DONNÉES EN TEMPS OPPORTUN
La biologiste de l’IML reconnaît d’ailleurs, comme le soulignait récemment le commissaire fédéral à l’environnement et au développement durable, que les scientifiques manquent de données provenant du secteur de la capture pour leurs évaluations de stock. Caroline Senay dit qu’il est difficile d’obtenir ces données «en temps opportun». «C’est sûr qu’on voudrait plus de données, mais la surveillance des pêches, ça reste compliqué de savoir ce qui sort de l’eau.

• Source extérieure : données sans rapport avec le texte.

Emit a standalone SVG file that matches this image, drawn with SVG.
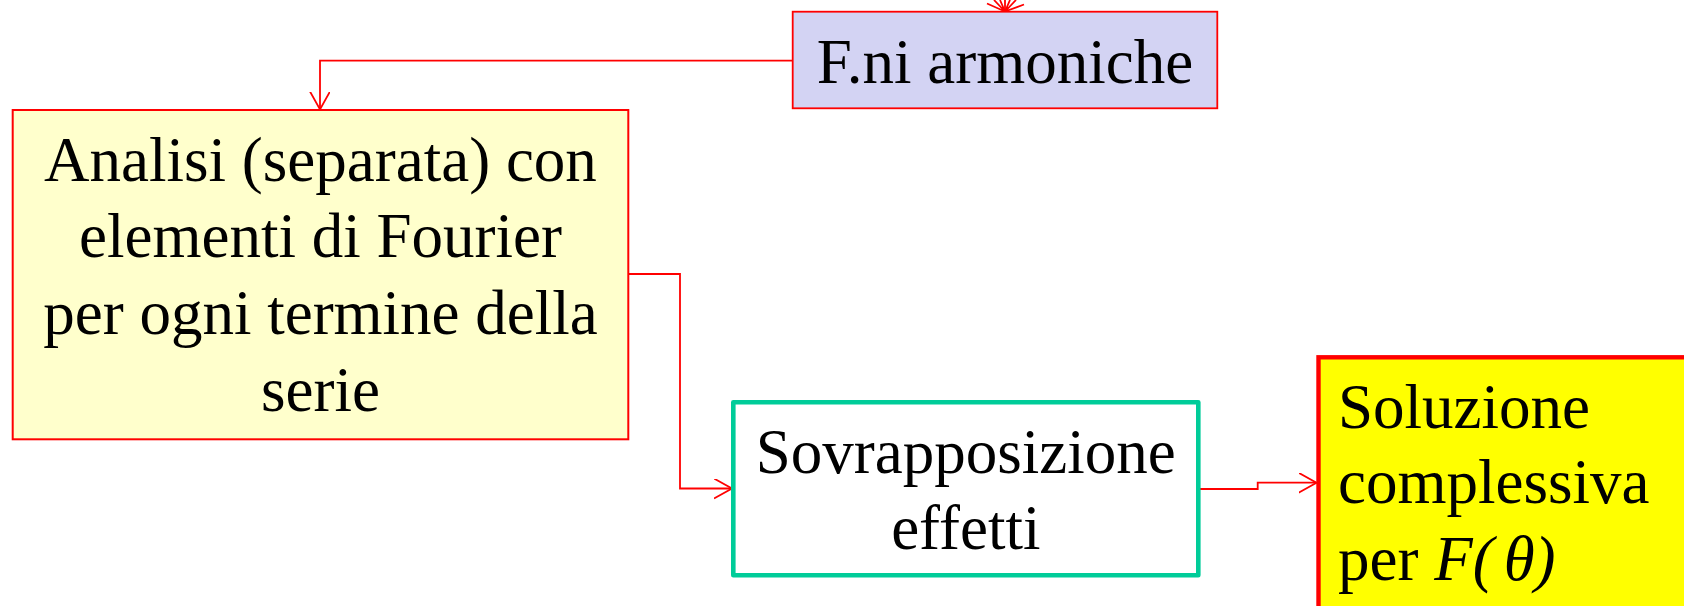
<svg xmlns="http://www.w3.org/2000/svg" width="1684" height="606" viewBox="0 0 1684 606">
<style>
.t{font-family:"Liberation Serif","Times New Roman",serif;font-size:63px;fill:#000}
.c{text-anchor:middle}
.conn{fill:none;stroke:#FF0000;stroke-width:1.8}
</style>
<defs>
<marker id="arr" markerWidth="20" markerHeight="22" refX="18" refY="10" orient="auto" markerUnits="userSpaceOnUse">
<path d="M0,0 L18,10 L0,20" fill="none" stroke="#FF0000" stroke-width="1.8"/>
</marker>
</defs>
<rect width="1684" height="606" fill="#FFFFFF"/>
<g id="connectors">
<path class="conn" d="M1005,0 L1005,11.5"/>
<path class="conn" d="M987,3.5 L1005,11.5 L994,0 M1000,0 L1005,11.5 L1010,0 M1016,0 L1005,11.5 L1024,4.5"/>
<path class="conn" d="M792.7,60.7 L320,60.7 L320,109.5" marker-end="url(#arr)"/>
<path class="conn" d="M628.3,274 L680,274 L680,488.5 L732,488.5" marker-end="url(#arr)"/>
<path class="conn" d="M1198.3,489 L1257.7,489 L1257.7,482.7 L1316.5,482.7" marker-end="url(#arr)"/>
</g>
<g id="node-fni">
<rect x="792.7" y="11.7" width="424.6" height="96.6" fill="#D3D3F3" stroke="#FF0000" stroke-width="1.8"/>
<text class="t c" x="1005" y="82.7">F.ni armoniche</text>
</g>
<g id="node-analisi">
<rect x="12.7" y="110" width="615.6" height="329.3" fill="#FFFFCC" stroke="#FF0000" stroke-width="2"/>
<text class="t c" x="320.5" y="181">Analisi (separata) con</text>
<text class="t c" x="320.5" y="257">elementi di Fourier</text>
<text class="t c" x="320.5" y="334">per ogni termine della</text>
<text class="t c" x="320.5" y="411">serie</text>
</g>
<g id="node-sovrapposizione">
<rect x="733.3" y="402.3" width="465" height="173" fill="#FFFFFF" stroke="#00CC99" stroke-width="4.6" stroke-linejoin="round"/>
<text class="t c" x="965.8" y="473.3">Sovrapposizione</text>
<text class="t c" x="965.8" y="549">effetti</text>
</g>
<g id="node-soluzione">
<rect x="1318.5" y="357.3" width="380" height="270" fill="#FFFF00" stroke="#FF0000" stroke-width="4.4"/>
<text class="t" x="1338" y="428.3">Soluzione</text>
<text class="t" x="1338" y="503.3">complessiva</text>
<text class="t" x="1338" y="580">per <tspan font-style="italic">F(</tspan><tspan font-style="italic" dx="10">θ)</tspan></text>
</g>
</svg>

On ne peut pas toujours être avec les pêcheurs sur les bateaux. Et c’est surtout difficile pour les sciences d’avoir les données qui existent. Ça peut prendre un an, deux ans, avant d’avoir les données de toutes les régions. Ça fait que c’est sûr que ça ne nous aide pas à bien faire notre travail.»

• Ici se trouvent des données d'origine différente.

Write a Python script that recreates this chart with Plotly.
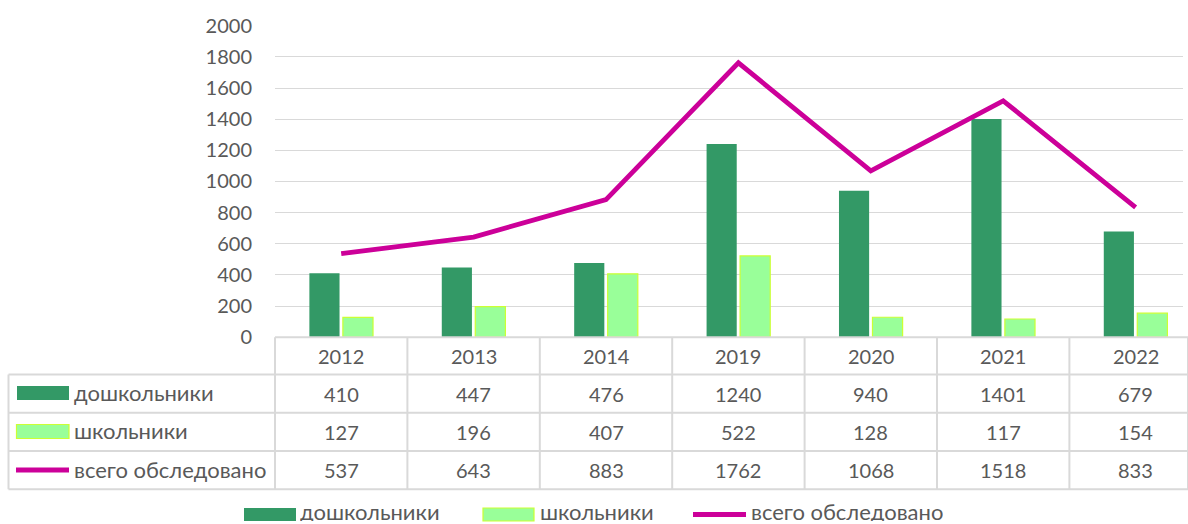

Est-ce que l’intelligence artificielle aidera bientôt à aplanir cette difficulté? «L’intelligence artificielle, on peut lui donner bien des qualités, bien des torts, mais ce n’est pas demain matin que ça va solutionner tous nos problèmes au niveau de la gestion de données, nous répond la biologiste de l’IML. Mais de là à formuler une recommandation pour obtenir les données des pêcheurs en temps opportun, ça sort de mon cadre de travail parce que ce n’est pas moi qui en fais la gestion. Alors, je ne suis pas en mesure de dire où, exactement, ça accroche.»

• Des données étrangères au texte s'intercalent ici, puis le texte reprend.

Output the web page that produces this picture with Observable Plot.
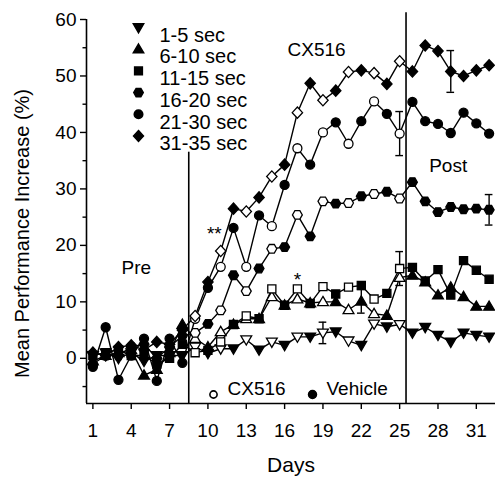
<!DOCTYPE html>
<html>
<head>
<meta charset="utf-8">
<script src="https://cdn.jsdelivr.net/npm/d3@7"></script>
<script src="https://cdn.jsdelivr.net/npm/@observablehq/plot@0.6"></script>
<style>
  html, body { margin: 0; padding: 0; background: white; }
  #chart { width: 495px; height: 478px; }
</style>
</head>
<body>
<div id="chart"></div>
<script>
// ---- data ----
const days = [1,2,3,4,5,6,7,8,9,10,11,12,13,14,15,16,17,18,19,20,21,22,23,24,25,26,27,28,29,30,31,32];
const seriesNames = ["1-5 sec", "6-10 sec", "11-15 sec", "16-20 sec", "21-30 sec", "31-35 sec"];
const s1_5   = [0.5, 1.0, 0.0, 1.0, -0.5, 0.5, 0.5, 0.5, 2.0, 0.9, 1.7, 1.7, 3.3, 1.5, 2.9, 2.3, 3.8, 3.8, 4.5, 4.7, 3.1, 2.3, 6.1, 5.6, 6.0, 4.5, 5.5, 4.1, 2.9, 4.5, 4.1, 3.8];
const s6_10  = [-0.5, 0.5, 1.0, 1.5, -3.0, -2.0, 1.0, 6.0, 3.5, 2.0, 4.7, 6.0, 7.0, 7.0, 10.9, 9.4, 10.5, 9.8, 10.0, 10.0, 8.6, 10.1, 7.9, 7.6, 14.3, 14.7, 13.5, 11.2, 12.6, 10.9, 9.2, 9.2];
const s11_15 = [0.5, 1.0, 1.5, 0.5, 0.5, -1.0, 0.0, 2.5, 1.0, 1.4, 2.9, 6.0, 7.5, 7.0, 12.3, 9.4, 12.3, 9.7, 12.7, 11.4, 12.6, 12.9, 10.5, 11.5, 15.9, 16.1, 13.7, 15.7, 11.2, 17.3, 15.6, 14.0];
const s16_20 = [-1.0, 0.5, 0.5, 2.0, 2.5, 0.0, 2.0, 4.0, 4.5, 6.1, 8.5, 14.7, 11.9, 15.9, 19.4, 19.7, 25.4, 21.6, 27.8, 27.4, 27.5, 28.7, 29.1, 29.5, 28.3, 31.2, 27.8, 25.9, 26.8, 26.4, 26.5, 26.3];
const s21_30 = [-1.5, 5.5, -3.8, 0.5, 3.5, -4.0, 3.5, -0.8, 7.0, 12.5, 16.2, 23.1, 16.2, 25.3, 23.4, 30.7, 37.2, 34.3, 40.0, 41.8, 38.0, 42.0, 45.5, 43.3, 39.8, 45.4, 42.0, 41.5, 39.9, 43.5, 41.6, 39.8];
const s31_35 = [1.0, 0.5, 2.0, 2.3, 1.5, 2.9, 2.5, 5.0, 7.5, 13.5, 19.0, 26.5, 26.0, 28.5, 32.2, 34.3, 43.5, 48.7, 45.7, 47.4, 50.7, 51.0, 50.5, 48.6, 52.6, 50.8, 55.4, 54.4, 50.8, 50.0, 51.0, 51.9];
const seriesValues = [s1_5, s6_10, s11_15, s16_20, s21_30, s31_35];
const cx516Days = [9, 11, 13, 15, 17, 19, 21, 23, 25];   // open symbols
const phaseBounds = [8.5, 25.5];
const phaseTops = [36.5, 61.2];
const errSeries = ["31-35 sec", "21-30 sec", "16-20 sec", "11-15 sec", "6-10 sec", "1-5 sec"];
const errDays   = [29, 25, 32, 25, 22, 19];
const errSizes  = [3.7, 3.9, 2.7, 3.0, 2.1, 1.9];
const yTicks = [0, 10, 20, 30, 40, 50, 60];
const yMinorTicks = [-5, 5, 15, 25, 35, 45, 55];
const xTicks = [1, 4, 7, 10, 13, 16, 19, 22, 25, 28, 31];
const notes = [
  {text: "Pre",   day: 4.4,  value: 16.0},
  {text: "CX516", day: 18.5, value: 54.7},
  {text: "Post",  day: 28.8, value: 34.0},
  {text: "**",    day: 10.5, value: 22.0},
  {text: "*",     day: 17.0, value: 13.8}
];
const treatLegend = ["CX516", "Vehicle"];

// ---- symbols ----
const mk = (fn) => ({draw(ctx, size) { const r = Math.sqrt(size / Math.PI); fn(ctx, r); }});
const poly = (ctx, pts) => { ctx.moveTo(pts[0][0], pts[0][1]); for (let i = 1; i < pts.length; i++) ctx.lineTo(pts[i][0], pts[i][1]); ctx.closePath(); };
const symTriDown = mk((c, r) => poly(c, [[-1.2*r, -0.85*r], [1.2*r, -0.85*r], [0, 1.2*r]]));
const symTriUp   = mk((c, r) => poly(c, [[0, -1.2*r], [1.2*r, 0.85*r], [-1.2*r, 0.85*r]]));
const symSquare  = mk((c, r) => poly(c, [[-0.9*r, -0.9*r], [0.9*r, -0.9*r], [0.9*r, 0.9*r], [-0.9*r, 0.9*r]]));
const symHex     = mk((c, r) => poly(c, d3.range(6).map(i => [1.1*r*Math.cos(i*Math.PI/3), 1.1*r*Math.sin(i*Math.PI/3)])));
const symCircle  = mk((c, r) => { c.moveTo(r, 0); c.arc(0, 0, r, 0, 2*Math.PI); });
const symDiamond = mk((c, r) => poly(c, [[0, -1.25*r], [1.15*r, 0], [0, 1.25*r], [-1.15*r, 0]]));
const seriesSymbols = [symTriDown, symTriUp, symSquare, symHex, symCircle, symDiamond];

// ---- table ----
const table = [];
seriesNames.forEach((name, si) => {
  days.forEach((day, di) => {
    table.push({series: name, si, day, value: seriesValues[si][di], open: cx516Days.includes(day)});
  });
});
const errTable = errSeries.map((s, i) => {
  const row = table.find(d => d.series === s && d.day === errDays[i]);
  return {day: errDays[i], lo: row.value - errSizes[i], hi: row.value + errSizes[i]};
});

const FONT = "'Liberation Sans', Arial, Helvetica, sans-serif";
const marks = [];

// phase separators
marks.push(Plot.ruleX(phaseBounds, {x: d => d, y1: -8, y2: (d, i) => phaseTops[i], stroke: "black", strokeWidth: 1.6}));
// axis lines
marks.push(Plot.ruleX([0.5], {y1: -8, y2: 60, stroke: "black", strokeWidth: 1.6}));
marks.push(Plot.ruleY([-8], {x1: 0.5, x2: 32.5, stroke: "black", strokeWidth: 1.6}));
// axes
marks.push(Plot.axisY(yTicks, {tickSize: 6, tickPadding: 4, label: null, fontSize: 19, strokeWidth: 1.4}));
marks.push(Plot.axisY(yMinorTicks, {tickSize: 3.5, text: null, label: null, strokeWidth: 1.4}));
marks.push(Plot.axisX(xTicks, {tickSize: 6, tickPadding: 14, label: null, fontSize: 19, strokeWidth: 1.4}));

// lines
marks.push(Plot.line(table, {x: "day", y: "value", z: "series", stroke: "black", strokeWidth: 1.4}));
// error bars
marks.push(Plot.ruleX(errTable, {x: "day", y1: "lo", y2: "hi", stroke: "black", strokeWidth: 1.4}));
marks.push(Plot.ruleY(errTable, {y: "lo", x1: d => d.day - 0.3, x2: d => d.day + 0.3, stroke: "black", strokeWidth: 1.4}));
marks.push(Plot.ruleY(errTable, {y: "hi", x1: d => d.day - 0.3, x2: d => d.day + 0.3, stroke: "black", strokeWidth: 1.4}));
// markers
seriesNames.forEach((name, si) => {
  marks.push(Plot.dot(table.filter(d => d.si === si), {
    x: "day", y: "value", symbol: seriesSymbols[si], r: 4.5,
    fill: d => d.open ? "white" : "black", stroke: "black", strokeWidth: 1.3
  }));
});

// annotations
marks.push(Plot.text(notes, {x: "day", y: "value", text: "text", fontSize: 19, fill: "black"}));

// series legend
seriesNames.forEach((name, i) => {
  const dy = 8 + 21.7 * i;
  marks.push(Plot.dot([name], {frameAnchor: "top-left", dx: 52, dy, symbol: seriesSymbols[i], r: 4.3, fill: "black", stroke: "black"}));
  marks.push(Plot.text([name], {frameAnchor: "top-left", dx: 73, dy, text: d => d, textAnchor: "start", fontSize: 20, fill: "black"}));
});
// treatment legend
marks.push(Plot.dot([treatLegend[0]], {frameAnchor: "bottom-left", dx: 127, dy: -9, r: 3.6, fill: "white", stroke: "black", strokeWidth: 1.6}));
marks.push(Plot.text([treatLegend[0]], {frameAnchor: "bottom-left", dx: 141, dy: -9, text: d => d, textAnchor: "start", fontSize: 19, fill: "black"}));
marks.push(Plot.dot([treatLegend[1]], {frameAnchor: "bottom-left", dx: 226, dy: -9, r: 4, fill: "black", stroke: "black"}));
marks.push(Plot.text([treatLegend[1]], {frameAnchor: "bottom-left", dx: 240, dy: -9, text: d => d, textAnchor: "start", fontSize: 19, fill: "black"}));

// axis titles
marks.push(Plot.text(["Mean Performance Increase (%)"], {frameAnchor: "left", dx: -64, dy: 22, rotate: -90, textAnchor: "middle", text: d => d, fontSize: 20, fill: "black"}));
marks.push(Plot.text(["Days"], {frameAnchor: "bottom", dy: 68, text: d => d, fontSize: 21, fill: "black"}));

const chart = Plot.plot({
  width: 495,
  height: 478,
  marginLeft: 86,
  marginRight: 0,
  marginTop: 19,
  marginBottom: 75,
  x: {domain: [0.5, 32.5]},
  y: {domain: [-8, 60]},
  color: {type: "identity"},
  style: {fontFamily: FONT, fontSize: "19px", background: "white", color: "black"},
  marks
});
document.getElementById("chart").appendChild(chart);
</script>
</body>
</html>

Entretemps, Mme Senay rappelle que l’IML mène des travaux de recherche en bassin, en collaboration avec une doctorante de l’Institut des sciences de la mer de l’Université du Québec à Rimouski (Pêche Impact, juin 2022) pour mieux comprendre et anticiper les effets des changements climatiques – en particulier la hausse des températures et la désoxygénation des eaux du Golfe – sur la biologie du sébaste. De plus, la biologiste nous informe que le prochain rapport d’évaluation scientifique du stock, qui inclura les données de l’Unité 2 au sud de Terre-Neuve, est prévu pour l’hiver 2025.